- Genre: Practical joke
- Presented by: Matt Tilley Jackie O
- Country of origin: Australia
- Original language: English
- No. of seasons: 1
- No. of episodes: 6

Production
- Running time: 60 minutes (inc. commercials)

Original release
- Network: Nine Network
- Release: 18 September – 23 October 2007

Related
- Surprise Surprise

= Surprise Surprise Gotcha =

Surprise Surprise Gotcha is an Australian hidden camera practical joke television series. Hosted by radio personalities Matt Tilley and Jackie O, the series commenced on the Nine Network on 18 September 2007.

==Overview==
The title incorporated "Gotcha" from Tilley's "gotcha calls" on his highly successful The Matt and Jo Show on Fox FM. The series sets up Australian celebrities to fall prey to elaborate practical jokes. Celebrity victims include Shane Crawford, Tara Moss, Dermott Brereton and Amanda Keller. The series was produced and directed by Marc Gracie.

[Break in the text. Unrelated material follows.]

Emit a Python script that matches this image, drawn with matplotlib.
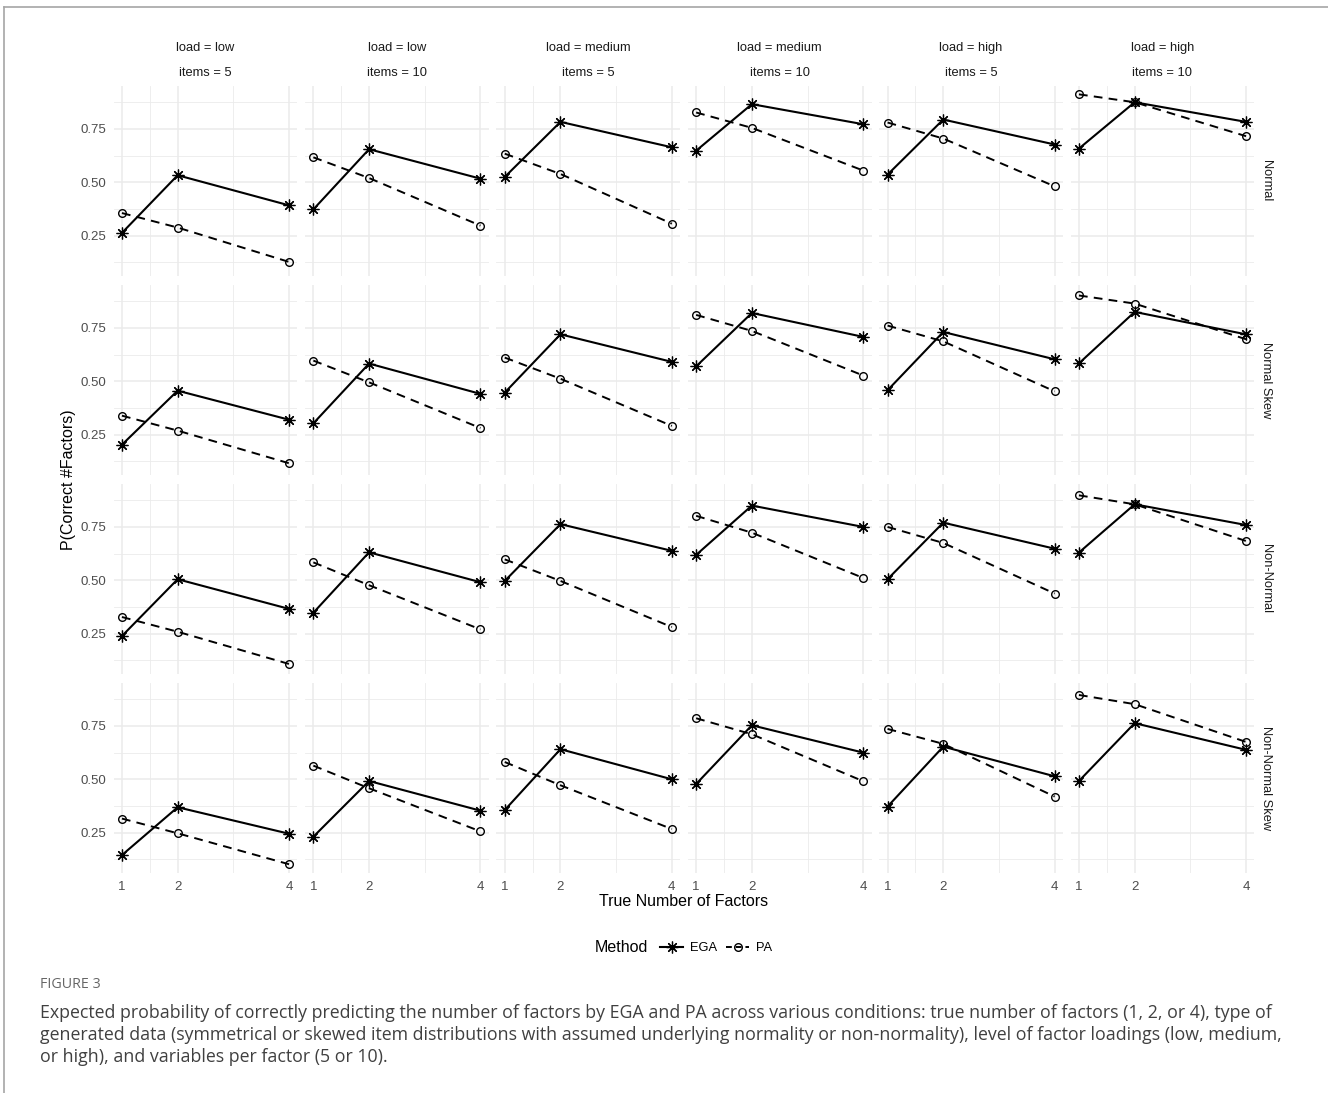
import numpy as np
import matplotlib
matplotlib.use("Agg")
import matplotlib.pyplot as plt
from matplotlib.lines import Line2D
from matplotlib.ticker import FixedLocator

# ---------------- data ----------------
factors = [1, 2, 4]
col_loads = ["low", "low", "medium", "medium", "high", "high"]
col_items = [5, 10, 5, 10, 5, 10]
row_types = ["Normal", "Normal Skew", "Non-Normal", "Non-Normal Skew"]

# each list: one triple (factors 1, 2, 4) per column
ega_normal = [[0.263, 0.533, 0.392], [0.373, 0.655, 0.517], [0.525, 0.783, 0.664],
              [0.648, 0.866, 0.772], [0.536, 0.794, 0.677], [0.658, 0.875, 0.783]]
pa_normal = [[0.356, 0.288, 0.127], [0.617, 0.520, 0.297], [0.634, 0.539, 0.306],
             [0.827, 0.755, 0.555], [0.780, 0.705, 0.481], [0.912, 0.875, 0.716]]

ega_normal_skew = [[0.203, 0.456, 0.320], [0.303, 0.583, 0.441], [0.447, 0.720, 0.591],
                   [0.570, 0.820, 0.708], [0.458, 0.731, 0.603], [0.584, 0.825, 0.720]]
pa_normal_skew = [[0.339, 0.269, 0.116], [0.597, 0.495, 0.281], [0.611, 0.512, 0.291],
                  [0.811, 0.736, 0.527], [0.761, 0.687, 0.453], [0.902, 0.864, 0.697]]

ega_non_normal = [[0.239, 0.505, 0.366], [0.348, 0.631, 0.491], [0.497, 0.763, 0.638],
                  [0.619, 0.850, 0.750], [0.505, 0.770, 0.648], [0.630, 0.856, 0.759]]
pa_non_normal = [[0.328, 0.259, 0.108], [0.584, 0.477, 0.270], [0.598, 0.497, 0.281],
                 [0.802, 0.723, 0.511], [0.750, 0.675, 0.438], [0.898, 0.856, 0.684]]

ega_non_normal_skew = [[0.145, 0.369, 0.245], [0.231, 0.492, 0.353], [0.356, 0.641, 0.500],
                       [0.478, 0.753, 0.625], [0.372, 0.653, 0.514], [0.492, 0.763, 0.638]]
pa_non_normal_skew = [[0.316, 0.247, 0.102], [0.564, 0.458, 0.256], [0.581, 0.472, 0.267],
                      [0.786, 0.711, 0.491], [0.736, 0.666, 0.419], [0.895, 0.852, 0.675]]

ega_rows = [ega_normal, ega_normal_skew, ega_non_normal, ega_non_normal_skew]
pa_rows = [pa_normal, pa_normal_skew, pa_non_normal, pa_non_normal_skew]

x_breaks = [1, 2, 4]
x_minor = [1.5, 3]
y_breaks = [0.25, 0.50, 0.75]
y_minor = [0.125, 0.375, 0.625, 0.875]

caption_lines = [
    "Expected probability of correctly predicting the number of factors by EGA and PA across various conditions: true number of factors (1, 2, or 4), type of",
    "generated data (symmetrical or skewed item distributions with assumed underlying normality or non-normality), level of factor loadings (low, medium,",
    "or high), and variables per factor (5 or 10).",
]

# ---------------- layout ----------------
W, H = 1328, 1093
fig = plt.figure(figsize=(W / 100, H / 100), dpi=100)
fig.patch.set_facecolor("white")
plt.rcParams["font.family"] = ["Liberation Sans", "DejaVu Sans"]

panel_left0 = 113.6
panel_w = 183.8
col_step = 191.4
panel_top0 = 85.7
panel_h = 190.2
row_step = 199.0

all_vals = np.array(ega_rows + pa_rows).ravel()
ymin, ymax = all_vals.min(), all_vals.max()
yr = ymax - ymin
ylim = (ymin - 0.05 * yr, ymax + 0.05 * yr)
xlim = (1 - 0.05 * 3, 4 + 0.05 * 3)

grid_major = "#EBEBEB"
strip_col = "#1A1A1A"
tick_col = "#4D4D4D"

ega_style = dict(color="black", linestyle="-", linewidth=1.5, marker=(8, 2, 0),
                 markersize=8.5, markeredgewidth=0.9)
pa_style = dict(color="black", linestyle=(0, (4.5, 3.2)), linewidth=1.4, marker="o",
                markersize=5.5, markerfacecolor="none", markeredgewidth=1.0)

for r in range(4):
    for c in range(6):
        left = panel_left0 + c * col_step
        top = panel_top0 + r * row_step
        ax = fig.add_axes([left / W, 1 - (top + panel_h) / H, panel_w / W, panel_h / H])
        ax.set_facecolor("white")
        ax.set_xlim(*xlim)
        ax.set_ylim(*ylim)
        for s in ax.spines.values():
            s.set_visible(False)
        ax.xaxis.set_major_locator(FixedLocator(x_breaks))
        ax.xaxis.set_minor_locator(FixedLocator(x_minor))
        ax.yaxis.set_major_locator(FixedLocator(y_breaks))
        ax.yaxis.set_minor_locator(FixedLocator(y_minor))
        ax.grid(which="major", color=grid_major, linewidth=1.1, zorder=0)
        ax.grid(which="minor", color=grid_major, linewidth=0.6, zorder=0)
        ax.tick_params(which="both", length=0, labelsize=9.5, labelcolor=tick_col)
        ax.tick_params(axis="y", pad=5)
        ax.tick_params(axis="x", pad=6)
        if c == 0:
            ax.set_yticklabels([f"{v:.2f}" for v in y_breaks])
        else:
            ax.set_yticklabels([])
        if r == 3:
            ax.set_xticklabels([str(v) for v in x_breaks])
        else:
            ax.set_xticklabels([])

        ax.plot(factors, pa_rows[r][c], zorder=3, **pa_style)
        ax.plot(factors, ega_rows[r][c], zorder=4, **ega_style)

        if r == 0:
            cx = (left + panel_w / 2) / W
            fig.text(cx, 1 - 48 / H, f"load = {col_loads[c]}", ha="center", va="center",
                     fontsize=9.3, color=strip_col)
            fig.text(cx, 1 - 73 / H, f"items = {col_items[c]}", ha="center", va="center",
                     fontsize=9.3, color=strip_col)
        if c == 5:
            cy = 1 - (top + panel_h / 2) / H
            fig.text(1266 / W, cy, row_types[r], ha="center", va="center", rotation=-90,
                     fontsize=9.3, color=strip_col)

# axis titles
fig.text((panel_left0 + (5 * col_step + panel_w) / 2) / W, 1 - 902 / H, "True Number of Factors",
         ha="center", va="center", fontsize=11.5, color="black")
fig.text(68 / W, 1 - (panel_top0 + (3 * row_step + panel_h) / 2) / H, "P(Correct #Factors)",
         ha="center", va="center", rotation=90, fontsize=11.5, color="black")

# legend
fig.text(595 / W, 1 - 948 / H, "Method", ha="left", va="center", fontsize=11.5, color="black")
handles = [Line2D([], [], **ega_style), Line2D([], [], **{**pa_style, "linestyle": (0, (3, 2))})]
fig.legend(handles, ["EGA", "PA"], loc="center left", bbox_to_anchor=(660 / W, 1 - 948 / H),
           ncol=2, frameon=False, fontsize=9.3, handlelength=1.8, handletextpad=0.5,
           columnspacing=0.7, borderpad=0, borderaxespad=0)

# outer frame (top and left)
fig.add_artist(Line2D([4 / W, 1], [1 - 7 / H, 1 - 7 / H], transform=fig.transFigure,
                      color="#A6A6A6", linewidth=1.2))
fig.add_artist(Line2D([4 / W, 4 / W], [0, 1 - 7 / H], transform=fig.transFigure,
                      color="#A6A6A6", linewidth=1.2))

# caption
fig.text(40 / W, 1 - 985 / H, "FIGURE 3", ha="left", va="center", fontsize=10.3,
         color="#666666", family=["Open Sans", "DejaVu Sans"])
for i, line in enumerate(caption_lines):
    fig.text(40 / W, 1 - (1013 + 22 * i) / H, line, ha="left", va="center", fontsize=12.8,
             color="#404040", family=["Open Sans", "DejaVu Sans"])

fig.savefig("out.png", dpi=100, facecolor="white")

Surprise Surprise, a series with the same premise hosted by Jay Laga'aia, had previously aired on Nine in 2000.

==Performed gags==
- After Temptations Ed Phillips had co-host Livinia Nixon locked in a phone booth, she invites Ed to a wedding with bizarre cultural aspects.
- AFL player Shane Crawford gets his own back on horse trainer David Hayes when he finds himself at lunch with a nine-year-old genius who astounds him with his knowledge of the racing industry.
- Karl Stefanovic of Today has a very difficult interview with an Arab sheik who wants to turn Princes Park in Melbourne into a winter wonderland.
- Author Tara Moss has car trouble which causes chaos in the streets.
- Dermott Brereton goes to lunch with Getaways Jules Lund where the food is not just fresh ... it's alive.
- Billy Slater, of the Melbourne Storm, discovers he has his own web site.
- Radio personality Amanda Keller comes into a lot of money ... but not for long, as she discovers.
- Charli Robinson, of Hi-5 and Getaway, finds herself cruising Sydney Harbour with a bizarre charity.
- Toni Pearen, of Australia's Funniest Home Videos, attends a charity function at Sydney's Luna Park, only to take a very, very long ride on the Ferris wheel.
- Todays Gorgi Quill meets a guy who is having the unluckiest day of his life.